Nous avons vu comment dans l’acte même de la création, Dieu se révèle comme celui qui prend soin de l’homme. Il lui donne tout ce dont il a besoin pour accomplir sa mission : « Soyez féconds et multipliez-vous, remplissez la terre et soumettez-la. Soyez les maîtres des poissons de la mer, des oiseaux du ciel, et de tous les animaux qui vont et viennent sur la terre. » (Gn 1, 28). Mais l’homme sortant des mains du Créateur est, comme l’enseigne saint Irénée, à l’état d’enfance : « L’homme était un enfant dont la compréhension n’était pas encore parfaite ; c’est pourquoi il était facilement induit en erreur ». Prendre soin c’est aussi éduquer. Dieu donne donc des repaires à cet homme pour qu’il puisse avancer selon la volonté de Dieu.

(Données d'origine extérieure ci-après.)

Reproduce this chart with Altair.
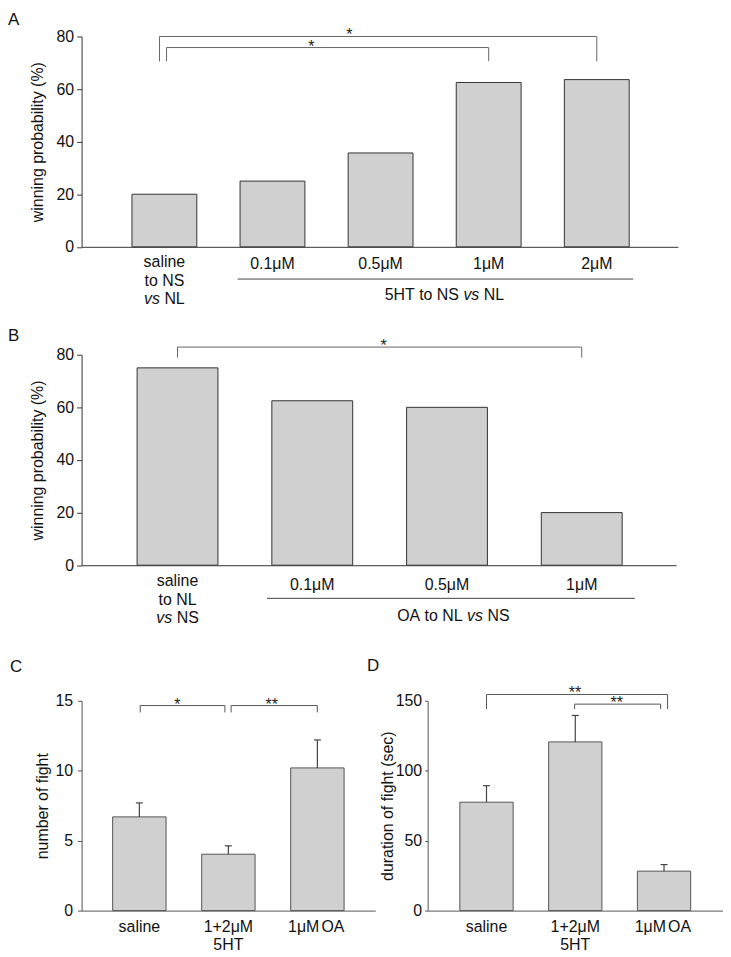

« Le Seigneur Dieu prit l’homme et le conduisit dans le jardin d’Éden pour qu’il le travaille et le garde. Le Seigneur Dieu donna à l’homme cet ordre : « Tu peux manger les fruits de tous les arbres du jardin ; mais l’arbre de la connaissance du bien et du mal, tu n’en mangeras pas ; car, le jour où tu en mangeras, tu mourras. » (Gn 2, 15-17) Il est donc clair pour l’homme qu’il peut user de tout ce que Dieu lui donne en respectant les interdictions qui lui sont indiquées. Intervient alors le Tentateur sous la forme du serpent qui veut entrainer l’homme dans sa révolte contre Dieu. Il est le plus rusé de tous les animaux (Gn 3, 1). Il va essayer une opération de tentation non pas en mentant ouvertement mais, et c’est là toute sa ruse en distordant la vérité. Nous avons bien compris que la vocation de l’homme c’est d’être au cœur de la création l’image de Dieu. Le Démon va lui faire croire qu’il peut y parvenir par lui-même : « Le serpent dit à la femme : « Pas du tout ! Vous ne mourrez pas ! Mais Dieu sait que, le jour où vous en mangerez, vos yeux s’ouvriront, et vous serez comme des dieux, connaissant le bien et le mal. » (Gn 3, 4-5). En succombant à la tentation, l’homme opère la première rupture d’alliance, il réalise alors qu’il ne peut pas se tenir devant Dieu, il se cache et Dieu part à sa recherche, c’est aussi pour Dieu une manière de prendre soin. S’il chasse l’homme et la femme du paradis, c’est plus une sentence éducative qu’une punition : « Le Seigneur Dieu dit à la femme : « Qu’as-tu fait là ? » La femme répondit : « Le serpent m’a trompée, et j’ai mangé. » Alors le Seigneur Dieu dit au serpent : « Parce que tu as fait cela, tu seras maudit parmi tous les animaux et toutes les bêtes des champs. Tu ramperas sur le ventre et tu mangeras de la poussière tous les jours de ta vie. Je mettrai une hostilité entre toi et la femme, entre ta descendance et sa descendance : celle-ci te meurtrira la tête (ce qui explique pourquoi certaines représentations de la Vierge Marie la montre écrasant le serpent), et toi, tu lui meurtriras le talon. » (Gn 3, 13-15 et suivants)
Mais le Seigneur prend tout de même soin d’eux en leur donnant un signe de compassion et d’espérance, changeant le vêtement en feuilles de figuier, un peu rêches, par des vêtements en peau plus doux (Cf. Gn 3, 21) c’est du moins ainsi que les pères de l’Eglise en feront la lecture. Dieu ne se désengage pas, Il adapte son attitude à celle de l’homme. Si saint Irénée parle de nos premiers parents en disant qu’ils étaient à l’état d’enfants, nous ne devons pas douter que nous ne sommes pas meilleurs qu’eux et que nous devons tirer profit nous aussi des leçons données à nos premiers ancêtres.
C’est une lecture semblable que nous pouvons faire des épisodes de la lutte entre Caïn et Abel (Gn 4, 3-16) ou encore du Déluge (Gn 7-8).
Pour Dieu, prendre soin, c’est aussi corriger, reprendre de manière à ce que l’homme puisse grandir et s’approcher au plus juste de la vocation initiale, lui qui a été créé à l’image et à la ressemblance de Dieu. Ce projet n’aboutira qu’au terme de l’histoire lorsque l’humanité accèdera à l’accomplissement de ce que le mystère pascal, celui de notre Baptême, se réalisera.